Exception handling in Supervisor
@DontPanicO I think we need to address the following design changes from your initial implementation (see also: Asyncio, tasks, and exception handling - recommended idioms? - #11 by achimnol):
- Supervisor should not raise the exception group by itself nor remember all exceptions. Since a supervisor is meant to run for an indefinite length of time, it should never remember individual task’s results or the task instances for its whole lifespan to avoid memory leak.
- For the above reason, we need to have an explicit exception handler interface with the default fallback to
loop.call_exception_handler()
.
@guido For this reason, I’d like to also suggest making Supervisor as a separate API to TaskGroup, instead of adding a mode of operation to TaskGroup, due to this significant difference of exception raising behavior.
- TaskGroup: all subtasks share the same “destiny”
- All tasks are cancelled at once upon both external cancellation or internal unhandled exception, otherwise they run to successful completion.
- Unhandled exceptions are collected as an exception group.
- Supervisor: each subtask has its own “destiny”
- Only the cancellation from outside (e.g.,
shutdown()
) cancels them all at once.
- Unhandled exceptions are processed by an explicit exception handler.
gather_safe()
experimentation
To embrace result collection patterns, I’d like to add a wrapper around Supervisor as follows:
@dataclass
class GroupResult:
results: list[Any] = field(default_factory=list)
cancelled: int = 0
async def gather_safe(coros, group_result: GroupResult) -> GroupResult:
errors = []
ongoing_cancelled_count = 0
def result_callback(t: asyncio.Task) -> None:
nonlocal errors, ongoing_cancelled_count
try:
group_result.results.append(t.result())
except asyncio.CancelledError:
ongoing_cancelled_count += 1
except Exception as e:
errors.append(e)
try:
async with Supervisor() as supervisor:
for coro in coros:
t = supervisor.create_task(coro)
t.add_done_callback(result_callback)
return group_result
except asyncio.CancelledError as e:
errors.append(e) # cannot reraise directly here because the finally block will override it.
finally:
group_result.cancelled = ongoing_cancelled_count
if errors:
raise BaseExceptionGroup("unhandled exceptions in gather_safe()", errors)
Sample test code:
@pytest.mark.asyncio
async def test_gather_safe_timeout():
detected_exc_groups = set()
group_result = GroupResult()
try:
async with asyncio.timeout(0.35):
await gather_safe([
do_job(0.1, 1), # sleeps 0.1s and returns 1
fail_job(0.2), # raises ZeroDivisionError after 0.2s
fail_job(0.25), # raises ZeroDivisionError after 0.25s
do_job(0.3, 3), # sleeps 0.3s and returns 3
# timeout occurs here
do_job(0.4, 4), # cancelled
fail_job(0.5), # cancelled
fail_job(0.6), # cancelled
], group_result)
except* asyncio.TimeoutError as e:
detected_exc_groups.add("timeout")
# we should be able to access the partial results
assert group_result.results == [1, 3]
assert group_result.cancelled == 3
except* ZeroDivisionError as e:
detected_exc_groups.add("zerodiv")
# we should be able to access the partial results
assert group_result.results == [1, 3]
assert group_result.cancelled == 3
else:
pytest.fail("inner exception was not re-raised")

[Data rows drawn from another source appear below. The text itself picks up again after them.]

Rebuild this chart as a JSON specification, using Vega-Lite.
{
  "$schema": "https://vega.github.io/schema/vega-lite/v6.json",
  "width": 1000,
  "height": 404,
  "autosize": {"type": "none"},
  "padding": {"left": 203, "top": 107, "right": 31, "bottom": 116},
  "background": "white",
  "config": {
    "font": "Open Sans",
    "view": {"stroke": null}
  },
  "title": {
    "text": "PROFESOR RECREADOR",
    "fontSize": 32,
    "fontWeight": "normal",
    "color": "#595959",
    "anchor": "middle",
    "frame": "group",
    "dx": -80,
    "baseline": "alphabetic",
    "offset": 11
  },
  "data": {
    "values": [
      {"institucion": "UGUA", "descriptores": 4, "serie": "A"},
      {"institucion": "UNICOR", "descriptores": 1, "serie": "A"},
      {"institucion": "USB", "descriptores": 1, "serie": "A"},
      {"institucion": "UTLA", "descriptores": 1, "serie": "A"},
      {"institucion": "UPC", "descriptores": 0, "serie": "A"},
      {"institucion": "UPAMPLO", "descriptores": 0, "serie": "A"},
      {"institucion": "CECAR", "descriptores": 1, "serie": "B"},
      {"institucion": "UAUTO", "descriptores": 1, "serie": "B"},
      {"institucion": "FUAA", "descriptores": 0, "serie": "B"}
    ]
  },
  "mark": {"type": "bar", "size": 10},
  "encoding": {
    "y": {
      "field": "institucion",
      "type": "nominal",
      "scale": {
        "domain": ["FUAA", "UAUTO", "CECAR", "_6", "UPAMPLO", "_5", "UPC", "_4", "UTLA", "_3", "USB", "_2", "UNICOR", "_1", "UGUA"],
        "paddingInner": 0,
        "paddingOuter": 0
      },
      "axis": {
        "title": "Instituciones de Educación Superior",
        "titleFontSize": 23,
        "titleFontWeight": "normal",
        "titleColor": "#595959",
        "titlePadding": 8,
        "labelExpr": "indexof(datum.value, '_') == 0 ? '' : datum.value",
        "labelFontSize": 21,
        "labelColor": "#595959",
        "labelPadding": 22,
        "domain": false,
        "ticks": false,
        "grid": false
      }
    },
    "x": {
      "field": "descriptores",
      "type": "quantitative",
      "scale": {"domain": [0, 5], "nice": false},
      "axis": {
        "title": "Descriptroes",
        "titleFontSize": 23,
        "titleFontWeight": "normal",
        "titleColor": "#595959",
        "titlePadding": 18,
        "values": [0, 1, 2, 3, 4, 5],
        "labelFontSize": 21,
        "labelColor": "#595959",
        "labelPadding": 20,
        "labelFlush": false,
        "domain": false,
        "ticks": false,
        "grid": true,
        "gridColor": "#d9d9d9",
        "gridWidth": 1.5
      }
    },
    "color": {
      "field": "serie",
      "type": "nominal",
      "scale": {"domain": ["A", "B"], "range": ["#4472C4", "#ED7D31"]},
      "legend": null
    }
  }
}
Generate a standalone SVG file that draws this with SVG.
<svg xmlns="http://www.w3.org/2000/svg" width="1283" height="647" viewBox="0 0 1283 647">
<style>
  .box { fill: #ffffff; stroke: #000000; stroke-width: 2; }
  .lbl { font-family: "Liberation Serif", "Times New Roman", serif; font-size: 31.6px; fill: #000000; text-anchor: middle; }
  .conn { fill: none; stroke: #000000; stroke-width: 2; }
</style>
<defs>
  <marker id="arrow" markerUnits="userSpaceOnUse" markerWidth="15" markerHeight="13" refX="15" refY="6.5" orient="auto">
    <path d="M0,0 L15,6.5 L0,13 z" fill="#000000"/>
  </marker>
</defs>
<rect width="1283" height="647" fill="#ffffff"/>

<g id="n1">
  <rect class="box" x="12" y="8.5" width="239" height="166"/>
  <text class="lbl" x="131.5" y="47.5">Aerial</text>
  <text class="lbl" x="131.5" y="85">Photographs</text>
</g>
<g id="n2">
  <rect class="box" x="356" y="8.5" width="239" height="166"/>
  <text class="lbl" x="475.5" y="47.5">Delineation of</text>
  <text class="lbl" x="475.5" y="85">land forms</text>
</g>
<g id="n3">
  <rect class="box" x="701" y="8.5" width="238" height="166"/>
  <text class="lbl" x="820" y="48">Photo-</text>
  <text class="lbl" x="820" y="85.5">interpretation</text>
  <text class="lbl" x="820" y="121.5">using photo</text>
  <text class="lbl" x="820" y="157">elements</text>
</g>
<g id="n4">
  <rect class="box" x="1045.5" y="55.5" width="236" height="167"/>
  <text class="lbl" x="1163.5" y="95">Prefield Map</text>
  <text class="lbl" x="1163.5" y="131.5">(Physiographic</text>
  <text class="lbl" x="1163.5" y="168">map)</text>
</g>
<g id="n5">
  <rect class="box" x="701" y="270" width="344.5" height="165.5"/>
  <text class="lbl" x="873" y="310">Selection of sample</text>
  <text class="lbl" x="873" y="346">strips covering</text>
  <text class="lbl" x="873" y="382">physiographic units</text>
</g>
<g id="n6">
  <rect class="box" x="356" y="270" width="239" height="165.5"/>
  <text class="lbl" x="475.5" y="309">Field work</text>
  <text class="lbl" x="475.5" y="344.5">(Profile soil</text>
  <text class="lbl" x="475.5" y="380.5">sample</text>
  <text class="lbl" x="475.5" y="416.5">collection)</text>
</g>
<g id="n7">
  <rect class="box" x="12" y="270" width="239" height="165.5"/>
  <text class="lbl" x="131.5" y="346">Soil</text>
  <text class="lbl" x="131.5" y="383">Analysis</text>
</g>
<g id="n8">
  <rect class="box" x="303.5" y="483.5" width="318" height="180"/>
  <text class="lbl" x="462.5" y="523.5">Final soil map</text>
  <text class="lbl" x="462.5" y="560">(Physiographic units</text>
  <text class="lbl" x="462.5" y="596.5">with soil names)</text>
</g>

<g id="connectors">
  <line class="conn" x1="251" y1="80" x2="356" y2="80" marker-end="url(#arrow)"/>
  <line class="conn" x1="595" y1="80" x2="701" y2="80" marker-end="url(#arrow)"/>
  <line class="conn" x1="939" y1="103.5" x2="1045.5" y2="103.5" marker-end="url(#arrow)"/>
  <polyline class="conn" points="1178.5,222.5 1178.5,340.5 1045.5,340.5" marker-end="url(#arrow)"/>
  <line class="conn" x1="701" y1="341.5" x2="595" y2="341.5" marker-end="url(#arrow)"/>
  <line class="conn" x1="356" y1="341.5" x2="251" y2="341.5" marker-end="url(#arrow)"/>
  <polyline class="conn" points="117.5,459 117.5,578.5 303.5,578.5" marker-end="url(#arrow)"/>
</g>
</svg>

assert detected_exc_groups == {"timeout", "zerodiv"}
assert group_result.results == [1, 3]
assert group_result.cancelled == 3
Note that the above code only works with my suggested patch to asyncio.timeouts.Timeout.__aexit__()
as in this another thread, because the current asyncio.timeout
context manager does not detect CancelledError
contained in BaseExceptionGroup
. I’d like to hear @yselivanov’s opinion about this point.
The above experimentation code is available at aiotools’ GitHub repo.
A New Naming Idea
- “PersistentTaskGroup” is a bit too long. We already have one candidate: “Supervisor” following Kotlin’s
SupervisorScope
.
- How about “TaskScope”, which aligns better with “TaskGroup” but emphasizes the difference between “Group” (sharing the destiny) and “Scope” (individuality)?